→ Task to complete:
Extract the records below word for word and ignore the images.

— begin Data —

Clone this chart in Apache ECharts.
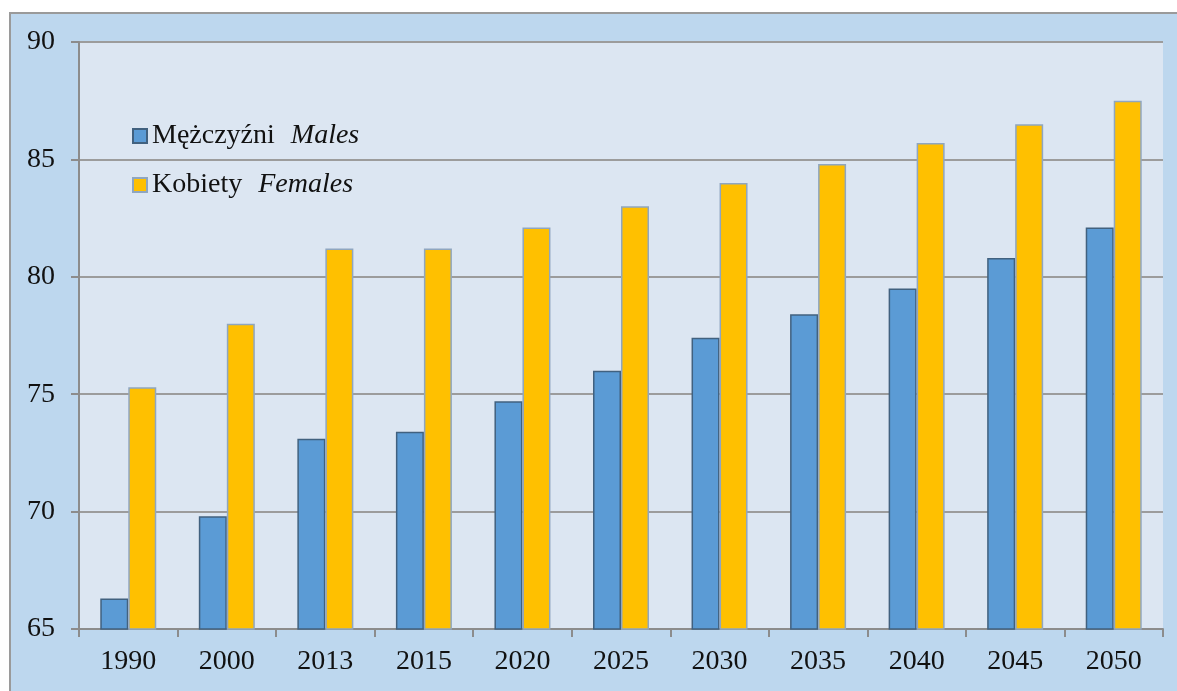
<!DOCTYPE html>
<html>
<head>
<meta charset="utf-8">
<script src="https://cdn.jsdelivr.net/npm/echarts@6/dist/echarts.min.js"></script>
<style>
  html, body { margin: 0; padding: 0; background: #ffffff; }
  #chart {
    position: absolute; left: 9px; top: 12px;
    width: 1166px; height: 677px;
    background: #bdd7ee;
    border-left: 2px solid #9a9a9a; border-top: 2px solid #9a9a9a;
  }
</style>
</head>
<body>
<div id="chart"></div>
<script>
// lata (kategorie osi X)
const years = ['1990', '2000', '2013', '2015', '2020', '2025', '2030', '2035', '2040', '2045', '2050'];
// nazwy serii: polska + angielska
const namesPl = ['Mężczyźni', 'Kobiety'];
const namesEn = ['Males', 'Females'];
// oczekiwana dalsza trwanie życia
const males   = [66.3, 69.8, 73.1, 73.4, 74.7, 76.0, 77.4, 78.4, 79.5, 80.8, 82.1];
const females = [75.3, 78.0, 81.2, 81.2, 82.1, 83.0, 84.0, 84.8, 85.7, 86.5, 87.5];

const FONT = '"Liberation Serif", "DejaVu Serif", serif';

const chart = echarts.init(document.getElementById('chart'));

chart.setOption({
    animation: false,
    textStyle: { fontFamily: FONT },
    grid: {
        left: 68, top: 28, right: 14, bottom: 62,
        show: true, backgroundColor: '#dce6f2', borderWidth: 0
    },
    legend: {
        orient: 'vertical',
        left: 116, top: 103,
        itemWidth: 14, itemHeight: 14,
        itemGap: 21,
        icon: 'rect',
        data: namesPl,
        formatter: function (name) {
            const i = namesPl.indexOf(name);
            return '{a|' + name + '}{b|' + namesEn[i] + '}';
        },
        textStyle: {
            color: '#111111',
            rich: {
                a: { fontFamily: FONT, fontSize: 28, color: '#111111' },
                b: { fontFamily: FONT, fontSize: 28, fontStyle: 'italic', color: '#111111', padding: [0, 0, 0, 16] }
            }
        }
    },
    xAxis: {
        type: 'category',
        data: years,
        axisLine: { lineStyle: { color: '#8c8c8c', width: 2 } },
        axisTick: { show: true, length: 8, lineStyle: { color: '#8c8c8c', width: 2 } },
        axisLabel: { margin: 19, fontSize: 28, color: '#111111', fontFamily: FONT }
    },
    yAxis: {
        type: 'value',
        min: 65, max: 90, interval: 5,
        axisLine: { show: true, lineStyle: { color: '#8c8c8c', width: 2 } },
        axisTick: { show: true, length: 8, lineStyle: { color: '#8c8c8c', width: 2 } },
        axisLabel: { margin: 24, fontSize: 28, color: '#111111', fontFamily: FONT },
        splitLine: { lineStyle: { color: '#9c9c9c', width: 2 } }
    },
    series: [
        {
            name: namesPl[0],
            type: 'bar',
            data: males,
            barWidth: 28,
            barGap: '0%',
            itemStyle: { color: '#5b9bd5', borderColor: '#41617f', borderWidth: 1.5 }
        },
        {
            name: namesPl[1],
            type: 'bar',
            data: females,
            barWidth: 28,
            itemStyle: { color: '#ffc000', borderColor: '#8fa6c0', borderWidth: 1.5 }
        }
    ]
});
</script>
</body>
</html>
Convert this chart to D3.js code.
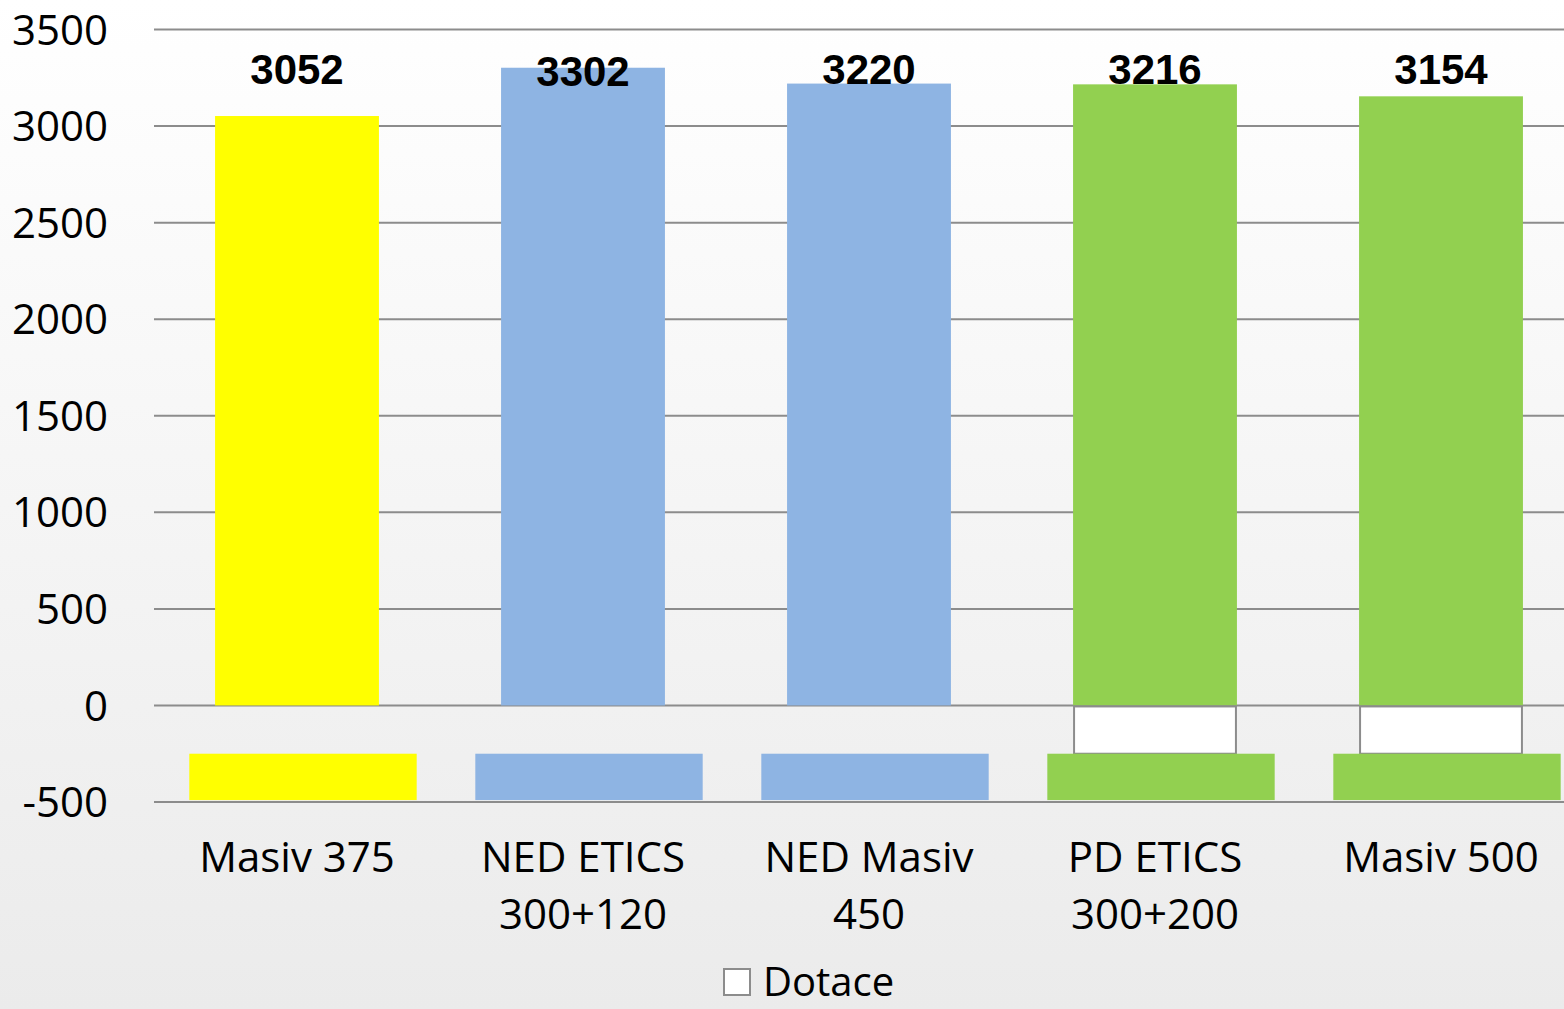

— end Data —

→ Final answer:
Clone this chart in Apache ECharts.
<!DOCTYPE html>
<html>
<head>
<meta charset="utf-8">
<script src="https://cdn.jsdelivr.net/npm/echarts@6/dist/echarts.min.js"></script>
<style>
  html, body { margin: 0; padding: 0; background: #ffffff; }
  #chart {
    position: absolute; left: 9px; top: 12px;
    width: 1166px; height: 677px;
    background: #bdd7ee;
    border-left: 2px solid #9a9a9a; border-top: 2px solid #9a9a9a;
  }
</style>
</head>
<body>
<div id="chart"></div>
<script>
// lata (kategorie osi X)
const years = ['1990', '2000', '2013', '2015', '2020', '2025', '2030', '2035', '2040', '2045', '2050'];
// nazwy serii: polska + angielska
const namesPl = ['Mężczyźni', 'Kobiety'];
const namesEn = ['Males', 'Females'];
// oczekiwana dalsza trwanie życia
const males   = [66.3, 69.8, 73.1, 73.4, 74.7, 76.0, 77.4, 78.4, 79.5, 80.8, 82.1];
const females = [75.3, 78.0, 81.2, 81.2, 82.1, 83.0, 84.0, 84.8, 85.7, 86.5, 87.5];

const FONT = '"Liberation Serif", "DejaVu Serif", serif';

const chart = echarts.init(document.getElementById('chart'));

chart.setOption({
    animation: false,
    textStyle: { fontFamily: FONT },
    grid: {
        left: 68, top: 28, right: 14, bottom: 62,
        show: true, backgroundColor: '#dce6f2', borderWidth: 0
    },
    legend: {
        orient: 'vertical',
        left: 116, top: 103,
        itemWidth: 14, itemHeight: 14,
        itemGap: 21,
        icon: 'rect',
        data: namesPl,
        formatter: function (name) {
            const i = namesPl.indexOf(name);
            return '{a|' + name + '}{b|' + namesEn[i] + '}';
        },
        textStyle: {
            color: '#111111',
            rich: {
                a: { fontFamily: FONT, fontSize: 28, color: '#111111' },
                b: { fontFamily: FONT, fontSize: 28, fontStyle: 'italic', color: '#111111', padding: [0, 0, 0, 16] }
            }
        }
    },
    xAxis: {
        type: 'category',
        data: years,
        axisLine: { lineStyle: { color: '#8c8c8c', width: 2 } },
        axisTick: { show: true, length: 8, lineStyle: { color: '#8c8c8c', width: 2 } },
        axisLabel: { margin: 19, fontSize: 28, color: '#111111', fontFamily: FONT }
    },
    yAxis: {
        type: 'value',
        min: 65, max: 90, interval: 5,
        axisLine: { show: true, lineStyle: { color: '#8c8c8c', width: 2 } },
        axisTick: { show: true, length: 8, lineStyle: { color: '#8c8c8c', width: 2 } },
        axisLabel: { margin: 24, fontSize: 28, color: '#111111', fontFamily: FONT },
        splitLine: { lineStyle: { color: '#9c9c9c', width: 2 } }
    },
    series: [
        {
            name: namesPl[0],
            type: 'bar',
            data: males,
            barWidth: 28,
            barGap: '0%',
            itemStyle: { color: '#5b9bd5', borderColor: '#41617f', borderWidth: 1.5 }
        },
        {
            name: namesPl[1],
            type: 'bar',
            data: females,
            barWidth: 28,
            itemStyle: { color: '#ffc000', borderColor: '#8fa6c0', borderWidth: 1.5 }
        }
    ]
});
</script>
</body>
</html>
Convert this chart to D3.js code.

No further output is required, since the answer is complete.